* _Given problem_
Output exactly the lines from the first line of the records below through the line containing "recreational activity\\that you", both included, leaving out any pictures.

[start Data shown]

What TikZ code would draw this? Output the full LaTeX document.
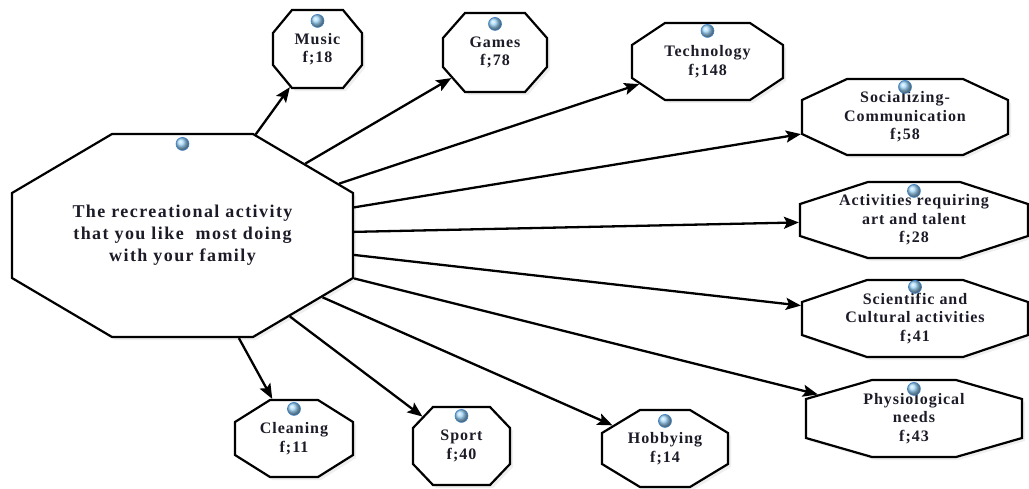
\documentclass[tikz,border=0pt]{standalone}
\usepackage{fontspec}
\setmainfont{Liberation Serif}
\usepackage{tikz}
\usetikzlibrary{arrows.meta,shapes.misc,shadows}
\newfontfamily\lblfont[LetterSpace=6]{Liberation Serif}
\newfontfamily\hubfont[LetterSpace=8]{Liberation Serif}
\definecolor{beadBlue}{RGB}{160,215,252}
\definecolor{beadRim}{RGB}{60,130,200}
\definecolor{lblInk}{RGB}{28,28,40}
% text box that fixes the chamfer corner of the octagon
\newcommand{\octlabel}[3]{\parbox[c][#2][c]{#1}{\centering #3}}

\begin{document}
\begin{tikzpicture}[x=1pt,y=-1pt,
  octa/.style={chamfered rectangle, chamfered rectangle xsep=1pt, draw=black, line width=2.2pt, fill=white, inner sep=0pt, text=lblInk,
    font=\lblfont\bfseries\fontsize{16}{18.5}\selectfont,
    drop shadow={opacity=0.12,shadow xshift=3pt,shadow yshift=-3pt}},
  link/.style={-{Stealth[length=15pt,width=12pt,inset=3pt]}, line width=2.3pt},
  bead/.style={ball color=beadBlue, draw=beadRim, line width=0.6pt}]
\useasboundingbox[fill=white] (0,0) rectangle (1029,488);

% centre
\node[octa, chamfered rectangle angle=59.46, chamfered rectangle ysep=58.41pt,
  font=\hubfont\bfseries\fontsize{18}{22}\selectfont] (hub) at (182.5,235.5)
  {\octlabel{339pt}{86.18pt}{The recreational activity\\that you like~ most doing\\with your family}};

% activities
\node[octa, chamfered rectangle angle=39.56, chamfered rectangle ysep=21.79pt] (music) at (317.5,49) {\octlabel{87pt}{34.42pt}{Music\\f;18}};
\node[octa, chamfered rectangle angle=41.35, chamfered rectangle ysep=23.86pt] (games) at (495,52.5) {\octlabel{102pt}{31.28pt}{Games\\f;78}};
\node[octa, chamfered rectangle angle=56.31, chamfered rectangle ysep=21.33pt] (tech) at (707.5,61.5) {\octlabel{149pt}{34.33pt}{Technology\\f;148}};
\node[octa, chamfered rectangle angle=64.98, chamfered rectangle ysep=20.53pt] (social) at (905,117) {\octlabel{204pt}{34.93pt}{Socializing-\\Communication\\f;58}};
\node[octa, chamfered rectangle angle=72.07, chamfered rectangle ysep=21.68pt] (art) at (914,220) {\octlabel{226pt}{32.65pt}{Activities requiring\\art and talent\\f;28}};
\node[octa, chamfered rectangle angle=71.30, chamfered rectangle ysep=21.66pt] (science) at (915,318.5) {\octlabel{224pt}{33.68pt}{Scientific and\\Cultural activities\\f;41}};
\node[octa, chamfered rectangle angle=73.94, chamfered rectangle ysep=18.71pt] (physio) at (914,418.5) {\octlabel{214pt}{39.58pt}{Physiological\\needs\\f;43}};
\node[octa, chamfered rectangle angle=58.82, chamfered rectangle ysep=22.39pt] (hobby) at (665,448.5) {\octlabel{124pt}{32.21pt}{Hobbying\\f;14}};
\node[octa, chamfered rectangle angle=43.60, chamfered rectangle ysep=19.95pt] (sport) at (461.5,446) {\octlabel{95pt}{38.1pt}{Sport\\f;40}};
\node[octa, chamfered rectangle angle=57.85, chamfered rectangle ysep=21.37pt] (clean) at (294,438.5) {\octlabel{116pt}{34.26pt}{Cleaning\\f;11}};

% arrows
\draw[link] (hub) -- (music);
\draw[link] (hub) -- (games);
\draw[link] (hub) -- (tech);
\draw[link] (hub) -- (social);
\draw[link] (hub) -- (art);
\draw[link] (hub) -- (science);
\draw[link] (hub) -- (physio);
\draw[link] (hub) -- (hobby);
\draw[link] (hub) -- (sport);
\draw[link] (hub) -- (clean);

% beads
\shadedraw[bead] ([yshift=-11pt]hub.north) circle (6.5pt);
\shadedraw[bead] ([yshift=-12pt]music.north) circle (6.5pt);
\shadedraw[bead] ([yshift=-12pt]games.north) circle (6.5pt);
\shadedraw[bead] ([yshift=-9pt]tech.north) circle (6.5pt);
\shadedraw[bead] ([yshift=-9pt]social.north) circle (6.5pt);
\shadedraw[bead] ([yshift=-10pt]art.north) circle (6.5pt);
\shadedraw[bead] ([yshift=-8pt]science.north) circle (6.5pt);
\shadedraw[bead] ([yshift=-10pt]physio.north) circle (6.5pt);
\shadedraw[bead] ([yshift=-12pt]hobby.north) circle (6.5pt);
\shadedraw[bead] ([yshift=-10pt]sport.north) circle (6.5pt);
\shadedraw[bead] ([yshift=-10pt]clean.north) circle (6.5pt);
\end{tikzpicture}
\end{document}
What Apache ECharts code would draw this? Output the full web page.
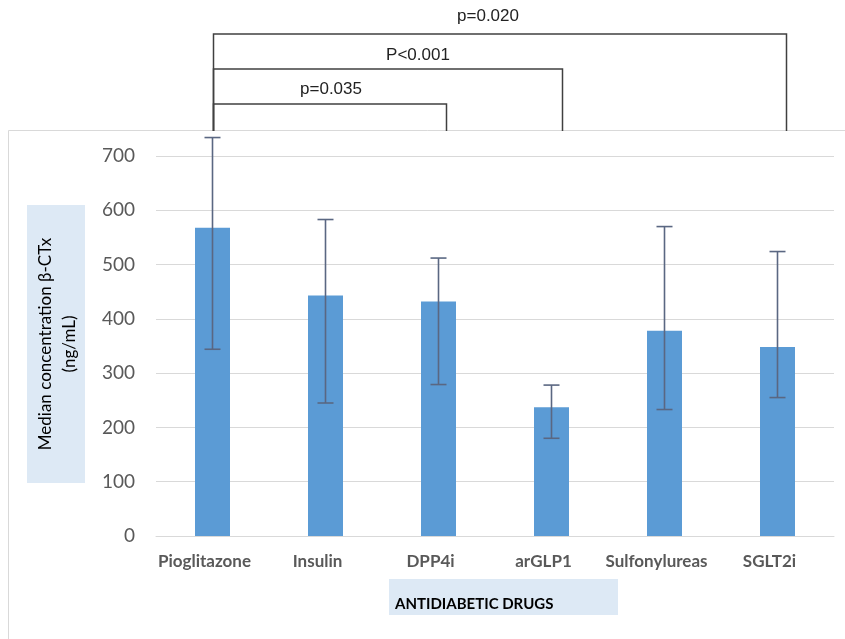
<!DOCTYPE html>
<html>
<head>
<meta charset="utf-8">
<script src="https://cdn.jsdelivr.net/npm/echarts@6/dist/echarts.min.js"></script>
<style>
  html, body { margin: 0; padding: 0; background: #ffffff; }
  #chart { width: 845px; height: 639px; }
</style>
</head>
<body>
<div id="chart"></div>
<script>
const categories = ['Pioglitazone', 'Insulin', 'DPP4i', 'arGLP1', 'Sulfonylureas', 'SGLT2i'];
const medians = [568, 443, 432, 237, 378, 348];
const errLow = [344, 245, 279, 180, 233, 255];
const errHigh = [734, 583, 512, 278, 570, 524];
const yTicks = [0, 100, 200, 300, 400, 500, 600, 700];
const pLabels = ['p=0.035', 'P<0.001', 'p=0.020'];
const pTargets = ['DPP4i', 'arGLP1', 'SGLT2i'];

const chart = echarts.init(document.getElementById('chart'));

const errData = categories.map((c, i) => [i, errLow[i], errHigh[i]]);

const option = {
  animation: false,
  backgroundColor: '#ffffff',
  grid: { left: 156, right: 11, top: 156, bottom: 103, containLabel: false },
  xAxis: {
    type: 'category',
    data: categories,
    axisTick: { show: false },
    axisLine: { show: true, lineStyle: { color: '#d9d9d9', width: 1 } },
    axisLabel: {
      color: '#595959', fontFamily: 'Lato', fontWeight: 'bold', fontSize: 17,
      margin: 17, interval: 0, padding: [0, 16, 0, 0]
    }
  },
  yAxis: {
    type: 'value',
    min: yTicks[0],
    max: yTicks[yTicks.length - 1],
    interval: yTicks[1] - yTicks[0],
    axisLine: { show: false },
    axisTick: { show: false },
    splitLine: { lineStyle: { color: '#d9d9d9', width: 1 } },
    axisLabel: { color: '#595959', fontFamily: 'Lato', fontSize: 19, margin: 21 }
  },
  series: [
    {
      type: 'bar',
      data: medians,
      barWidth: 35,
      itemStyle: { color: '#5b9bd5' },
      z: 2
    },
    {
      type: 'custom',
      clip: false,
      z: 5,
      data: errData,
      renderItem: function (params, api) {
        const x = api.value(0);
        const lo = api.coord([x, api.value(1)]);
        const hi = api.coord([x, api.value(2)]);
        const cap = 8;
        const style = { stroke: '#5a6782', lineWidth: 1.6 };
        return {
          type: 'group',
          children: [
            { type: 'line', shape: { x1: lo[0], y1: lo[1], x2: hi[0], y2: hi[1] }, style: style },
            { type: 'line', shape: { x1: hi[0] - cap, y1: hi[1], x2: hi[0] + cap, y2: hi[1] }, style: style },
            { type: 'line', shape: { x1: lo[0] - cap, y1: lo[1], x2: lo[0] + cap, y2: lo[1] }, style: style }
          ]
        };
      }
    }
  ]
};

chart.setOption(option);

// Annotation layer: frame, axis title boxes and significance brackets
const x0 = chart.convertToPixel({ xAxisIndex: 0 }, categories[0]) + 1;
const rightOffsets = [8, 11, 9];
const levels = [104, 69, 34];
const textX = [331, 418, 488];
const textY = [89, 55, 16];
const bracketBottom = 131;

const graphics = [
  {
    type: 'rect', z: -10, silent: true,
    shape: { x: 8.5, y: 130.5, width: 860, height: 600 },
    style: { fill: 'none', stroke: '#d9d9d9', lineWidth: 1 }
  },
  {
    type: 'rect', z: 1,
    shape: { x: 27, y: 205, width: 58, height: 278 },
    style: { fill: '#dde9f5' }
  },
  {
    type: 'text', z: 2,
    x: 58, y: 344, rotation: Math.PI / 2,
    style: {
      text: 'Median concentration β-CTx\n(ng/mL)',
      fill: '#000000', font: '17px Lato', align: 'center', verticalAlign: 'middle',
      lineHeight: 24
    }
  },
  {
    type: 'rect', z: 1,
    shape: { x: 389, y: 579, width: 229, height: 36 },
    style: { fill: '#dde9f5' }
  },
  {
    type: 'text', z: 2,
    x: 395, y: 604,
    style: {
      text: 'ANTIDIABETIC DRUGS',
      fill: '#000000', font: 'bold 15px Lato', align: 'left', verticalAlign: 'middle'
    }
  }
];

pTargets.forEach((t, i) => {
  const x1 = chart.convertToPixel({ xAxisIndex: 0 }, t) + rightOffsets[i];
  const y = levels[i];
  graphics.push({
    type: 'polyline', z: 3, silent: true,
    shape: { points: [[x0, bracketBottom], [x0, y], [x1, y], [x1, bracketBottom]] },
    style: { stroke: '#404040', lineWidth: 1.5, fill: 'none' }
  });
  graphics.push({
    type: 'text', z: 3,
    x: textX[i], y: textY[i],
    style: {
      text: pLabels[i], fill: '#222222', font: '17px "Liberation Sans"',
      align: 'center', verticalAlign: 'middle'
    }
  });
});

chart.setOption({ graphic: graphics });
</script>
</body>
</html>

[end Data shown]

* _Response below_
What TikZ code would draw this? Output the full LaTeX document.
\documentclass[tikz,border=0pt]{standalone}
\usepackage{fontspec}
\setmainfont{Liberation Serif}
\usepackage{tikz}
\usetikzlibrary{arrows.meta,shapes.misc,shadows}
\newfontfamily\lblfont[LetterSpace=6]{Liberation Serif}
\newfontfamily\hubfont[LetterSpace=8]{Liberation Serif}
\definecolor{beadBlue}{RGB}{160,215,252}
\definecolor{beadRim}{RGB}{60,130,200}
\definecolor{lblInk}{RGB}{28,28,40}
% text box that fixes the chamfer corner of the octagon
\newcommand{\octlabel}[3]{\parbox[c][#2][c]{#1}{\centering #3}}

\begin{document}
\begin{tikzpicture}[x=1pt,y=-1pt,
  octa/.style={chamfered rectangle, chamfered rectangle xsep=1pt, draw=black, line width=2.2pt, fill=white, inner sep=0pt, text=lblInk,
    font=\lblfont\bfseries\fontsize{16}{18.5}\selectfont,
    drop shadow={opacity=0.12,shadow xshift=3pt,shadow yshift=-3pt}},
  link/.style={-{Stealth[length=15pt,width=12pt,inset=3pt]}, line width=2.3pt},
  bead/.style={ball color=beadBlue, draw=beadRim, line width=0.6pt}]
\useasboundingbox[fill=white] (0,0) rectangle (1029,488);

% centre
\node[octa, chamfered rectangle angle=59.46, chamfered rectangle ysep=58.41pt,
  font=\hubfont\bfseries\fontsize{18}{22}\selectfont] (hub) at (182.5,235.5)
  {\octlabel{339pt}{86.18pt}{The recreational activity\\that you like~ most doing\\with your family}};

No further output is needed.